Work instructions =
Only the lines from the one with "Write the Vega-Lite code for this chart." through the one with "The picture is", inclusive, should be echoed exactly; pictures are left out.

##### Entries #####

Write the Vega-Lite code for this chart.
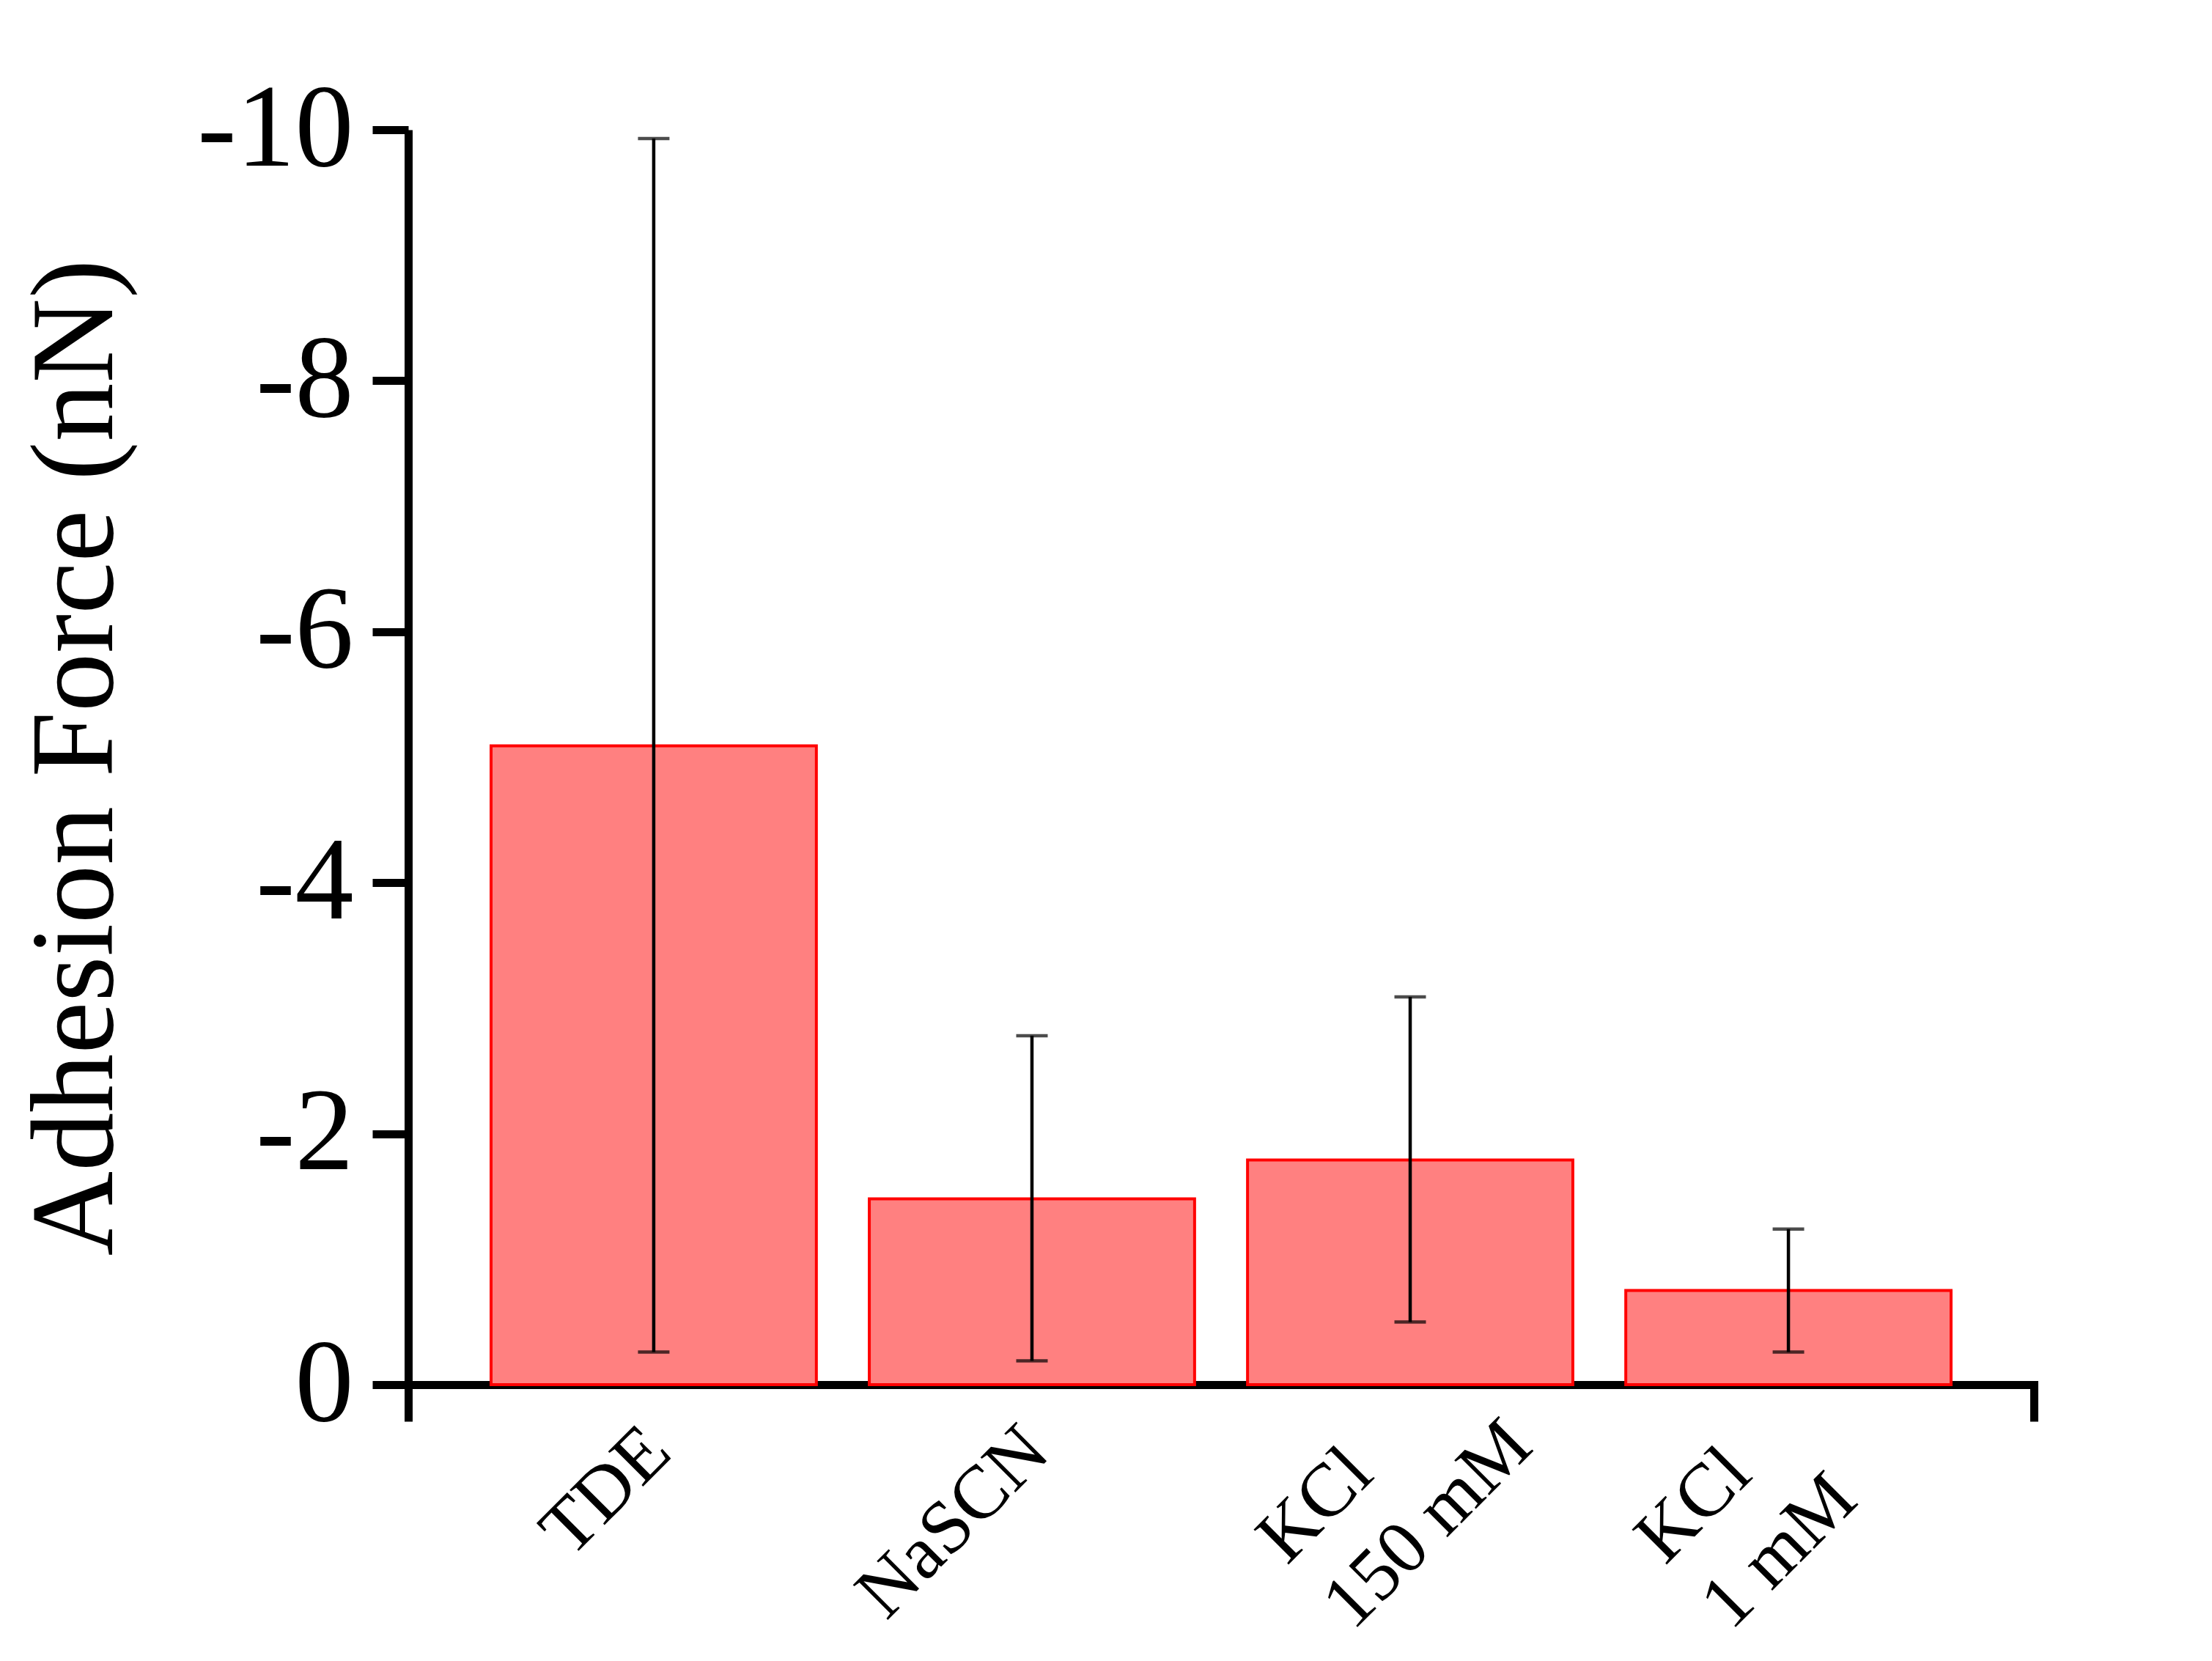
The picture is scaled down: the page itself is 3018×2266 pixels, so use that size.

#####
##### Entries #####

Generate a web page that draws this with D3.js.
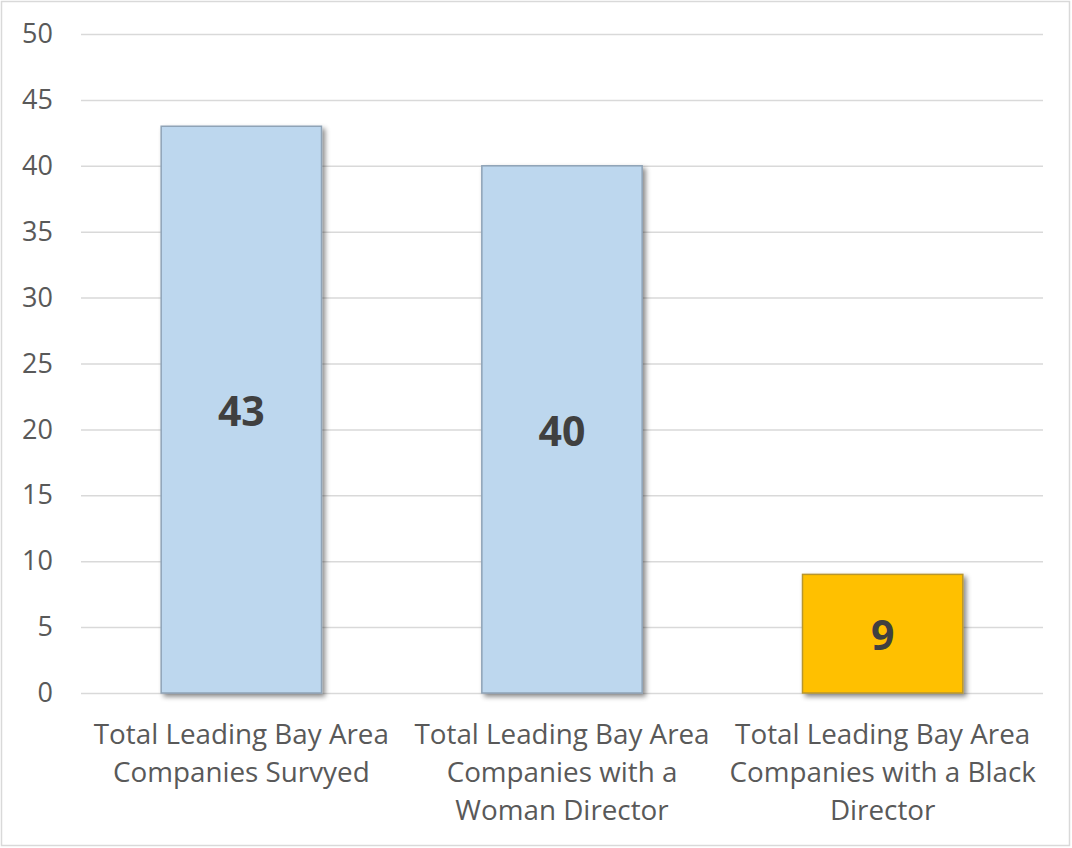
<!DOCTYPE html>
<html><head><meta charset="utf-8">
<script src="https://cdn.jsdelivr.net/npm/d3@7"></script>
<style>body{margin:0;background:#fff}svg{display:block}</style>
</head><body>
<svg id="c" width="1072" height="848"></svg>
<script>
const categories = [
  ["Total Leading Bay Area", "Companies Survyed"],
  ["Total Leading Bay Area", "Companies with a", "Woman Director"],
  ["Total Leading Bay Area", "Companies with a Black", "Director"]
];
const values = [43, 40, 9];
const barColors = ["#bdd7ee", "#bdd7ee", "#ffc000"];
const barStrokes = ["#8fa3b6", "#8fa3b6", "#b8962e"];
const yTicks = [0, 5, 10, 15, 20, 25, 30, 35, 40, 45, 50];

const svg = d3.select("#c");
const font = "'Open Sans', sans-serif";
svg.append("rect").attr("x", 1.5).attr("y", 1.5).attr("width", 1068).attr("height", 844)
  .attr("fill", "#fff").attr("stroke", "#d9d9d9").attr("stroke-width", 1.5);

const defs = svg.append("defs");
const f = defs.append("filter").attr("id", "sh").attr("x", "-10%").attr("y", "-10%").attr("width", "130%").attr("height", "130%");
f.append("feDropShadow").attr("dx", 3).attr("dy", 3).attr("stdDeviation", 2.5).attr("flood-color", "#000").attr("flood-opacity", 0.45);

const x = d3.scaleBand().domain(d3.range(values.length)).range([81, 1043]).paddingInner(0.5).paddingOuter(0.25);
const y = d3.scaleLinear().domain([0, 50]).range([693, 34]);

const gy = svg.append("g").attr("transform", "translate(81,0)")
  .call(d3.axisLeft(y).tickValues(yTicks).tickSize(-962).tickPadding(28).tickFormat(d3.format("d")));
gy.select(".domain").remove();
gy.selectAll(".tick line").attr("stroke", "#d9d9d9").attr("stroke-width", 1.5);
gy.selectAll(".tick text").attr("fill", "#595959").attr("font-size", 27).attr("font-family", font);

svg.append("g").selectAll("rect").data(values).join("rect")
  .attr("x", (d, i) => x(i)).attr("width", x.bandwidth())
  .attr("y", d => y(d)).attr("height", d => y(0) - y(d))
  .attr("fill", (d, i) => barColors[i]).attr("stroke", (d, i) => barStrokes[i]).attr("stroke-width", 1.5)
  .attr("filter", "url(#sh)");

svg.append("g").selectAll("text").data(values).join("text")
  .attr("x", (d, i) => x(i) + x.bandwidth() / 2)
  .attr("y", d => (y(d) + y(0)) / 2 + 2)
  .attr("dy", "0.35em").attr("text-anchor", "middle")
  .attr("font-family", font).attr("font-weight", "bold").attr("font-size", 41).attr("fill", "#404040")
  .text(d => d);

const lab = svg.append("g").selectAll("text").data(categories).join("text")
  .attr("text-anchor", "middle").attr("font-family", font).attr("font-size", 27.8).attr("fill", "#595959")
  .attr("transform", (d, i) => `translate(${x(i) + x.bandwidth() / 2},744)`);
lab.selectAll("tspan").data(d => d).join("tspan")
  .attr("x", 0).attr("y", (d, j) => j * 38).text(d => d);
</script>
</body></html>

#####

Worked answer =
Write the Vega-Lite code for this chart.
The picture is scaled down: the page itself is 3018×2266 pixels, so use that size.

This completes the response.